Le festival d’animation d’Annecy est un événement annuel porté par les services de CITIA et destiné aux professionnels de l’industrie du film d’animation. Cette manifestation, qu’elle se tienne in situ ou en ligne (pour les éditions 2020 et 2021), est organisée en deux parties : une partie « festival », fondée en 1960, et une partie marché international du film d’animation (Mifa) mise en place en 1985 dans le cadre d’une politique nationale d’accompagnement de l’industrie impulsée par Jack Lang. À titre d’exemple, en 2019, elle comptait 12 300 accrédités composés à 98 % de professionnels de l’animation et d’étudiants provenant de 92 pays différents. Ainsi, le temps d’une semaine, elle contribue au développement de cette industrie en réunissant l’ensemble des acteurs de sa chaine de coopération (Becker, 1982) dans un même lieu.
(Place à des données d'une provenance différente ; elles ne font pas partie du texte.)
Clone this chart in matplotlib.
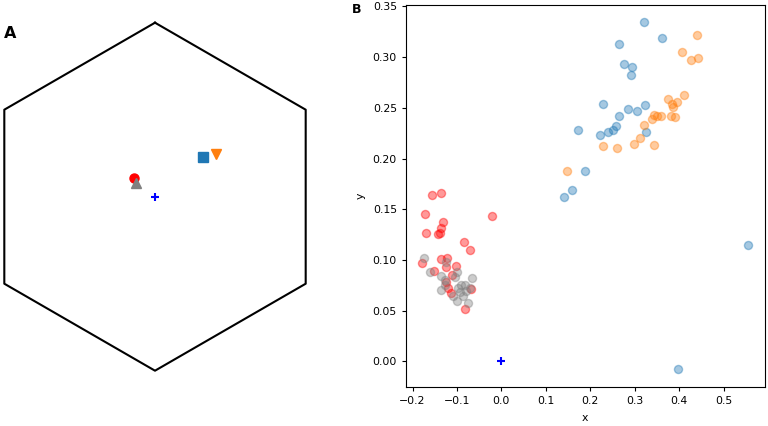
import numpy as np
import matplotlib
matplotlib.use("Agg")
import matplotlib.pyplot as plt

# --- data (panel B) ---
red_x = [-0.156, -0.136, -0.173, -0.131, -0.135, -0.139, -0.142, -0.169, -0.021, -0.085,
         -0.071, -0.135, -0.122, -0.178, -0.151, -0.125, -0.103, -0.112, -0.124, -0.120,
         -0.114, -0.069, -0.082]
red_y = [0.164, 0.166, 0.145, 0.1375, 0.132, 0.127, 0.1255, 0.1265, 0.143, 0.118,
         0.110, 0.101, 0.102, 0.097, 0.089, 0.093, 0.094, 0.085, 0.078, 0.072,
         0.067, 0.071, 0.052]
grey_x = [-0.175, -0.161, -0.137, -0.127, -0.101, -0.105, -0.066, -0.135, -0.090, -0.082,
          -0.094, -0.086, -0.101, -0.075, -0.079, -0.109, -0.127, -0.125, -0.097, -0.071]
grey_y = [0.102, 0.0885, 0.0846, 0.080, 0.0886, 0.083, 0.082, 0.070, 0.075, 0.0755,
          0.068, 0.065, 0.060, 0.058, 0.069, 0.065, 0.075, 0.0977, 0.072, 0.0725]
blue_x = [0.320, 0.362, 0.264, 0.277, 0.294, 0.292, 0.228, 0.285, 0.306, 0.324,
          0.264, 0.257, 0.251, 0.240, 0.221, 0.173, 0.326, 0.188, 0.158, 0.141,
          0.556, 0.398]
blue_y = [0.3346, 0.319, 0.313, 0.293, 0.290, 0.282, 0.2536, 0.249, 0.247, 0.253,
          0.2415, 0.2317, 0.2284, 0.2265, 0.2229, 0.2284, 0.2258, 0.1873, 0.169, 0.162,
          0.1150, -0.0078]
orange_x = [0.441, 0.407, 0.427, 0.442, 0.410, 0.374, 0.395, 0.384, 0.387, 0.344,
            0.350, 0.360, 0.382, 0.391, 0.339, 0.320, 0.313, 0.298, 0.344, 0.228,
            0.261, 0.147]
orange_y = [0.3216, 0.3046, 0.297, 0.2994, 0.2624, 0.2585, 0.2556, 0.254, 0.2513, 0.2434,
            0.242, 0.2415, 0.2415, 0.2409, 0.239, 0.2327, 0.2203, 0.214, 0.213, 0.2127,
            0.210, 0.1873]
origin = [0.0, 0.0]
x_ticks = [-0.2, -0.1, 0.0, 0.1, 0.2, 0.3, 0.4, 0.5]
y_ticks = [0.0, 0.05, 0.10, 0.15, 0.20, 0.25, 0.30, 0.35]

fig = plt.figure(figsize=(7.68, 4.26), dpi=100)
FS = 7.8

# --- panel A ---
W, H = 768, 426
cx, cy, R = 155.0, 196.7, 174.0
axA = fig.add_axes([0, 0, 312 / W, 1.0])
axA.set_xlim(-cx / R, (312 - cx) / R)
axA.set_ylim((cy - H) / R, cy / R)
axA.axis("off")
ang = np.deg2rad(90 + 60 * np.arange(7))
axA.plot(np.cos(ang), np.sin(ang), color="black", lw=1.5)
axA.plot(np.mean(red_x), np.mean(red_y), "o", color="red", ms=6.5)
axA.plot(np.mean(grey_x), np.mean(grey_y), "^", color="grey", ms=6.5)
axA.plot(np.mean(blue_x), np.mean(blue_y), "s", color="#1f77b4", ms=6.5)
axA.plot(np.mean(orange_x), np.mean(orange_y), "v", color="#ff7f0e", ms=6.5)
axA.plot(origin[0], origin[1], "+", color="blue", ms=6, mew=1.5)

# --- panel B ---
axB = fig.add_axes([406 / W, (H - 386.7) / H, (764.7 - 406) / W, (386.7 - 4.7) / H])
axB.scatter(blue_x, blue_y, s=34, color="#1f77b4", alpha=0.4)
axB.scatter(orange_x, orange_y, s=34, color="#ff7f0e", alpha=0.4)
axB.scatter(red_x, red_y, s=34, color="red", alpha=0.4)
axB.scatter(grey_x, grey_y, s=34, color="grey", alpha=0.4)
axB.plot(origin[0], origin[1], "+", color="blue", ms=6, mew=1.5)
axB.set_xticks(x_ticks)
axB.set_yticks(y_ticks)
axB.tick_params(labelsize=FS, length=3)
axB.set_xlabel("x", fontsize=FS, labelpad=5)
axB.set_ylabel("y", fontsize=FS, labelpad=5)

fig.text(4 / W, 1 - 34 / H, "A", fontsize=11.5, fontweight="bold", va="center", ha="left")
fig.text(351.5 / W, 1 - 9.5 / H, "B", fontsize=9, fontweight="bold", va="center", ha="left")

fig.savefig("out.png", dpi=100)
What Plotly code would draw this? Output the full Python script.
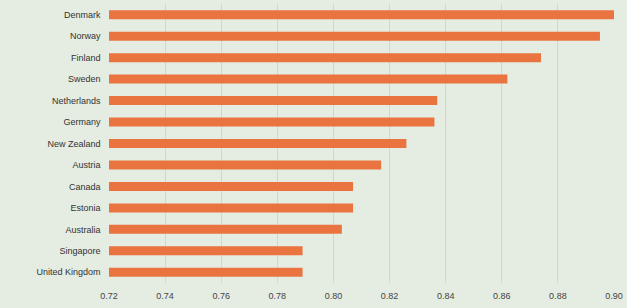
import plotly.graph_objects as go

countries = ["Denmark", "Norway", "Finland", "Sweden", "Netherlands", "Germany",
             "New Zealand", "Austria", "Canada", "Estonia", "Australia",
             "Singapore", "United Kingdom"]
values = [0.900, 0.895, 0.874, 0.862, 0.837, 0.836, 0.826, 0.817, 0.807,
          0.807, 0.803, 0.789, 0.789]
tick_vals = [0.72, 0.74, 0.76, 0.78, 0.80, 0.82, 0.84, 0.86, 0.88, 0.90]
tick_text = ["0.72", "0.74", "0.76", "0.78", "0.80", "0.82", "0.84", "0.86", "0.88", "0.90"]

fig = go.Figure(go.Bar(
    x=values, y=countries, orientation="h",
    marker=dict(color="#ea7440", line=dict(width=0)),
    hoverinfo="skip",
))

fig.update_layout(
    width=627, height=308,
    margin=dict(l=109, r=13, t=4, b=25),
    paper_bgcolor="#e5ece2",
    plot_bgcolor="rgba(0,0,0,0)",
    bargap=0.58,
    showlegend=False,
    hovermode=False,
    font=dict(family="Liberation Sans, Arial, sans-serif", size=9, color="#333333"),
)
fig.update_xaxes(range=[0.72, 0.90], tickvals=tick_vals, ticktext=tick_text,
                 showgrid=True, gridcolor="rgba(140,140,140,0.22)", gridwidth=1,
                 zeroline=False, showline=False, ticks="", ticklabelstandoff=6,
                 tickfont=dict(size=9, color="#444444"))
fig.update_yaxes(categoryorder="array", categoryarray=countries,
                 autorange="reversed", showgrid=False, ticks="",
                 ticksuffix="   ", tickfont=dict(size=9, color="#333333"))

fig.write_html("out.html", config={"displayModeBar": False, "staticPlot": True},
               post_script="document.body.style.margin='0';")
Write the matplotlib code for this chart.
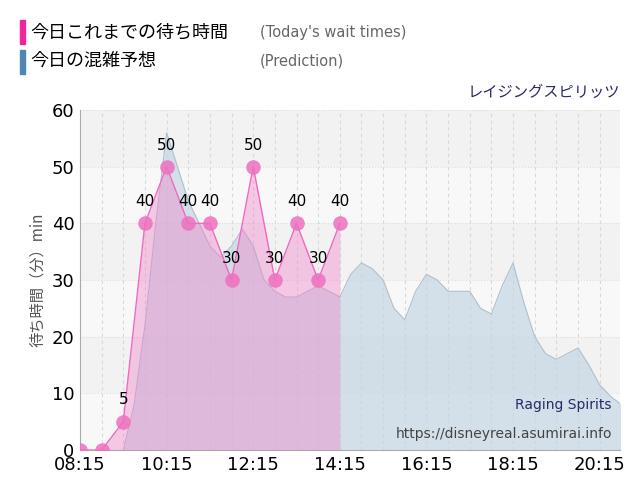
import matplotlib
matplotlib.use("Agg")
import matplotlib.pyplot as plt
from matplotlib.patches import Rectangle

plt.rcParams['font.family'] = ['Noto Sans CJK JP', 'DejaVu Sans']

# data (hours)
wait_t = [8.25, 8.75, 9.25, 9.75, 10.25, 10.75, 11.25, 11.75, 12.25, 12.75, 13.25, 13.75, 14.25]
wait_v = [0, 0, 5, 40, 50, 40, 40, 30, 50, 30, 40, 30, 40]
pred_t = [9.25, 9.5, 9.75, 10.0, 10.25, 10.5, 10.75, 11.0, 11.25, 11.5, 11.75, 12.0, 12.25, 12.5, 12.75,
          13.0, 13.25, 13.5, 13.75, 14.0, 14.25, 14.5, 14.75, 15.0, 15.25, 15.5, 15.75, 16.0, 16.25,
          16.5, 16.75, 17.0, 17.25, 17.5, 17.75, 18.0, 18.25, 18.5, 18.75, 19.0, 19.25, 19.5, 19.75,
          20.0, 20.25, 20.5, 20.75]
pred_v = [0, 8, 22, 40, 56, 50, 44, 40, 36, 34, 36, 39, 36, 30, 28,
          27, 27, 28, 29, 28, 27, 31, 33, 32, 30, 25, 23, 28, 31,
          30, 28, 28, 28, 25, 24, 29, 33, 26, 20, 17, 16, 17, 18,
          15, 11.5, 9.5, 8]
xtick_labels = ['08:15', '10:15', '12:15', '14:15', '16:15', '18:15', '20:15']

fig = plt.figure(figsize=(6.4, 5.0), dpi=100)
ax = fig.add_axes([80/640, 50/500, 540/640, 340/500])
x0, x1 = 8.25, 20.72
ax.set_xlim(x0, x1)
ax.set_ylim(0, 60)
for i, lo in enumerate(range(0, 60, 10)):
    ax.add_patch(Rectangle((x0, lo), x1 - x0, 10, color='#f2f2f2' if i % 2 else '#f8f8f8', zorder=0, lw=0))
ax.set_facecolor('white')
for y in range(10, 61, 10):
    ax.axhline(y, color='#dddddd', lw=0.8, ls=':', zorder=1)
t = 8.75
while t < x1:
    ax.axvline(t, color='#d8d8d8', lw=0.8, ls=(0, (3, 3)), zorder=1)
    t += 0.5

ax.fill_between(pred_t, pred_v, color='#c5d6e3', alpha=0.7, lw=0, zorder=2)
ax.plot(pred_t, pred_v, color='#b0c0cc', lw=0.8, zorder=2)
ax.fill_between(wait_t, wait_v, color='#f080c8', alpha=0.4, lw=0, zorder=3)
ax.plot(wait_t, wait_v, color='#f06ac0', lw=1, zorder=4)
ax.scatter(wait_t, wait_v, s=110, color='#ee70bf', alpha=0.85, zorder=5, lw=0)
for tt, vv in zip(wait_t, wait_v):
    if vv > 0:
        ax.text(tt, vv + 2.5, str(vv), ha='center', va='bottom', fontsize=11, family='DejaVu Sans', zorder=6)

ax.set_xticks([8.25 + 2 * i for i in range(7)])
ax.set_xticklabels(xtick_labels, fontsize=13, family='DejaVu Sans')
ax.set_yticks(range(0, 61, 10))
ax.set_yticklabels([str(v) for v in range(0, 61, 10)], fontsize=13, family='DejaVu Sans')
ax.tick_params(length=0, pad=4)
for s in ['top', 'right']:
    ax.spines[s].set_visible(False)
ax.spines['left'].set_color('#aaaaaa')
ax.spines['bottom'].set_color('#aaaaaa')
ax.set_ylabel('待ち時間（分）min', fontsize=11, color='#555555')

ax.text(0.985, 0.12, 'Raging Spirits', transform=ax.transAxes, ha='right', fontsize=10, color='#2a2a6a', family='DejaVu Sans')
ax.text(0.985, 0.035, 'https://disneyreal.asumirai.info', transform=ax.transAxes, ha='right', fontsize=10, color='#444444', family='DejaVu Sans')

fig.text(620/640, 1 - 92/500, 'レイジングスピリッツ', ha='right', va='center', fontsize=11, color='#2a2a6a')
fig.add_artist(Rectangle((20/640, 1 - 44/500), 5/640, 24/500, color='#f0259a', transform=fig.transFigure))
fig.add_artist(Rectangle((20/640, 1 - 74/500), 5/640, 24/500, color='#4f86b4', transform=fig.transFigure))
fig.text(30/640, 1 - 32/500, '今日これまでの待ち時間', va='center', fontsize=13)
fig.text(30/640, 1 - 61/500, '今日の混雑予想', va='center', fontsize=13)
fig.text(260/640, 1 - 32/500, "(Today's wait times)", va='center', fontsize=10.5, color='#666666', family='DejaVu Sans')
fig.text(260/640, 1 - 61/500, "(Prediction)", va='center', fontsize=10.5, color='#666666', family='DejaVu Sans')

fig.savefig('out.png', dpi=100)
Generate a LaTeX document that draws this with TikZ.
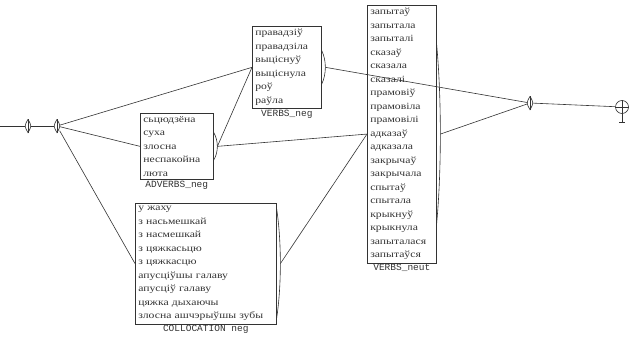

L’objectif est de « montrer des films, valoriser des talents, accompagner des projets et permettre à l’industrie de se rencontrer pour financer de nouvelles productions, pour acheter, recruter, faire de la [promotion] pour des films qui sont en production » (enquêté MM, directeur CITIA, entretien avec l’auteure, réalisé en visioconférence le 18 janv. 2021). En cela, le festival d’Annecy semble s’imposer comme un rendez-vous professionnel international incontournable pour le monde de l’animation.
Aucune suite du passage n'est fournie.